The interview about the Oneida concert is followed, much later in the film, by music from the band set to a flicker that gradually increases in rapidity, the boldest moment in Magic for Beginners. Flicker films wreak physiological and psychological havoc in the viewer: because the information being presented cannot be processed in a normal way, you’re forced to let go, materially and philosophically. McLean, then, is strong-arming us, momentarily, into an un-ironic viewing position. Like fake bawling, flicker films contrive a visceral experience that ends up being authentic regardless of its motivation.
Magic for Beginners ends with a montage of many different people singing Celine Dion’s “My Heart Will Go On,” the theme song from Titanic.
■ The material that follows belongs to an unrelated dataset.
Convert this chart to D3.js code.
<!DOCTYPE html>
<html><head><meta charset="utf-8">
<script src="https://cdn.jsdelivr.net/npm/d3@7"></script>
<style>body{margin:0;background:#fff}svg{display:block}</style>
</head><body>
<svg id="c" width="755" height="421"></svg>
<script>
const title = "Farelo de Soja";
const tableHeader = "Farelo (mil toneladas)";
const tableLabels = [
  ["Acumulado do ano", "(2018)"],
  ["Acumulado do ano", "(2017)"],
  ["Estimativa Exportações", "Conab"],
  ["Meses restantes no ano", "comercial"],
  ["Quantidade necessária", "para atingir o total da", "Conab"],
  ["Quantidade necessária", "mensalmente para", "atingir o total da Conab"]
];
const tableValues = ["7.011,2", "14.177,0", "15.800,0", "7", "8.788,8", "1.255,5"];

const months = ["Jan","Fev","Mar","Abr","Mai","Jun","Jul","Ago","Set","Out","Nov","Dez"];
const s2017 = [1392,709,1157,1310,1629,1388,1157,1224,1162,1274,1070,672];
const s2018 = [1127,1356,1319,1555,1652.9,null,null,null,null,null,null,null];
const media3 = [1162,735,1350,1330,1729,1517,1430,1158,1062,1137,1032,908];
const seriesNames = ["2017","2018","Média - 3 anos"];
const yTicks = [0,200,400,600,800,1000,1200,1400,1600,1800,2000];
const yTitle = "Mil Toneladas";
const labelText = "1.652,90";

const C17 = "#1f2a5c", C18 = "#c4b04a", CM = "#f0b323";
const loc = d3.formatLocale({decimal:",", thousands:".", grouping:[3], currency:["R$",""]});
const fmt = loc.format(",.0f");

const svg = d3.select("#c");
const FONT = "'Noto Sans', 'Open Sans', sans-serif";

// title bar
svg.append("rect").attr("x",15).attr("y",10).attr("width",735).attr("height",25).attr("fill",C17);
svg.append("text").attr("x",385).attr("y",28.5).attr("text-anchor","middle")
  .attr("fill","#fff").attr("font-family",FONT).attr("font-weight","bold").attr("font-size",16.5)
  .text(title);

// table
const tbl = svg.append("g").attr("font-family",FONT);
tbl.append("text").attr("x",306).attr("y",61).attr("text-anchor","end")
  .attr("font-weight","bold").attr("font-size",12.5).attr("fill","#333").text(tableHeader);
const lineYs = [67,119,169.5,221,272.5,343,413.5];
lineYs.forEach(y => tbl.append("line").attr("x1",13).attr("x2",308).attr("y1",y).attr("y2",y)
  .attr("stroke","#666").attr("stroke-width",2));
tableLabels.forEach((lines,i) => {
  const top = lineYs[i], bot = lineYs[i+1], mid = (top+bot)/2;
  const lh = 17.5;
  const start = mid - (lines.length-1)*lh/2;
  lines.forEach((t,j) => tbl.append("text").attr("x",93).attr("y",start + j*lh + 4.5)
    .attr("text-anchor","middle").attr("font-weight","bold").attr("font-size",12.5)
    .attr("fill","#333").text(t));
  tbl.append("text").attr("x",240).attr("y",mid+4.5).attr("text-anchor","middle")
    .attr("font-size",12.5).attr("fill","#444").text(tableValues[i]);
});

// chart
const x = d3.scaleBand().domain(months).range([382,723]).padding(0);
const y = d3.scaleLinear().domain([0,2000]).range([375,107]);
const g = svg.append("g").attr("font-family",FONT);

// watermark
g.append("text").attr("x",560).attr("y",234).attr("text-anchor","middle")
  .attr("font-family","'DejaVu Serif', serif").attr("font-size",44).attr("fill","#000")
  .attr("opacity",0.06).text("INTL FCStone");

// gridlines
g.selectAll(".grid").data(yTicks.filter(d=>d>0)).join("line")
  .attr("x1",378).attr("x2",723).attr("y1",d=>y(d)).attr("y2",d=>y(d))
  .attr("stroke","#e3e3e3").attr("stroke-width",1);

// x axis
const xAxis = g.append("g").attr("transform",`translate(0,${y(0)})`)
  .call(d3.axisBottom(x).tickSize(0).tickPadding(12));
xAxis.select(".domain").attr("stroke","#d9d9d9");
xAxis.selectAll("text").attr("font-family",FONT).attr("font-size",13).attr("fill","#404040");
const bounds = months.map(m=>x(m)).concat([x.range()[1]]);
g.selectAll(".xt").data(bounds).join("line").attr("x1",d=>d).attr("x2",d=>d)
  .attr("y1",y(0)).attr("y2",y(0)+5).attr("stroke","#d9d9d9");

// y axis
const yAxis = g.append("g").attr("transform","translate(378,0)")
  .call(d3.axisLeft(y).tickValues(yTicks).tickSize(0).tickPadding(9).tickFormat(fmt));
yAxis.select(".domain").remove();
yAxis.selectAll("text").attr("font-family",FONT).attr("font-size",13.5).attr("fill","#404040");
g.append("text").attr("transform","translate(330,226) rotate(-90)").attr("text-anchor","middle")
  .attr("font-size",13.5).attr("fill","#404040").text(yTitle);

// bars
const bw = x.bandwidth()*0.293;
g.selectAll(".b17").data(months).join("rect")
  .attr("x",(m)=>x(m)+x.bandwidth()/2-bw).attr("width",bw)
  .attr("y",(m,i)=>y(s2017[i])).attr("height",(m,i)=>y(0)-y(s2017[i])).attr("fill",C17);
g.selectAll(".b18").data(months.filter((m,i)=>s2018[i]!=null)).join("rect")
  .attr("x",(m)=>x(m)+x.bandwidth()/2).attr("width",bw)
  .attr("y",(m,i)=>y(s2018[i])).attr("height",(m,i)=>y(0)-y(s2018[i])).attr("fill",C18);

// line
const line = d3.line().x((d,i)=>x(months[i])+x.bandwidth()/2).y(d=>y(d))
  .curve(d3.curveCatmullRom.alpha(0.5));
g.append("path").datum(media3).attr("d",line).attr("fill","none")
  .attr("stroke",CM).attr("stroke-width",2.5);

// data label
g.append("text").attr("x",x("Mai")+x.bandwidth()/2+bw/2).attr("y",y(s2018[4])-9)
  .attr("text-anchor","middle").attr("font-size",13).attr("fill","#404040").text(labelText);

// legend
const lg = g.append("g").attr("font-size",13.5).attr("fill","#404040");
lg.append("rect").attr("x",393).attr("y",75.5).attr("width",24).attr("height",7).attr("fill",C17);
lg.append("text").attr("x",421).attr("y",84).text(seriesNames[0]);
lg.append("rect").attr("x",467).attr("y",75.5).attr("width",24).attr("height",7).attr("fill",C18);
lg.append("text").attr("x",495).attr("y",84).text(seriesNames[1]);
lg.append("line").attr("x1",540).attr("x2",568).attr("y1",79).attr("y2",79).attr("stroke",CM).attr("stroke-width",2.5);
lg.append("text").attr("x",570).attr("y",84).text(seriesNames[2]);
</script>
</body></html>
The strategy of piecing together a pre-existing song using renditions and lip-synchs has become commonplace in found footage moving image work. It’s used in Emily Vey Duke and Cooper Battersby’s Sometimes Numa Numa Makes You Cry (2006), Laric’s 50 50 and Versions of Under the Bridge (2007), Impeto’s Ultimate Canon Rock (2007), Amie Siegel’s My Way 1 and 2 (both 2009), and Dick Whyte’s John Cage – 4’33” [May ’68 Comeback Special RECON] (2010). It no longer carries much weight as a formal gesture, but has become a trope that can be manipulated like any other. Magic for Beginners uses this scene to confront us with something that we would not normally take seriously—Dion’s song is shorthand for everything in popular culture worth Warholizing. But after all the actually discomfiting forced tears and actually disruptive flickers and earnestly recounted fan experiences, we have to ask: who are we to cast our scorn on other people’s love? As Warhol wrote, “Fantasy love is much better than reality love.”
Magic for Beginners screens at the Images Festival in Toronto in the program “On Screen 1: Same Same But Different” on April 1.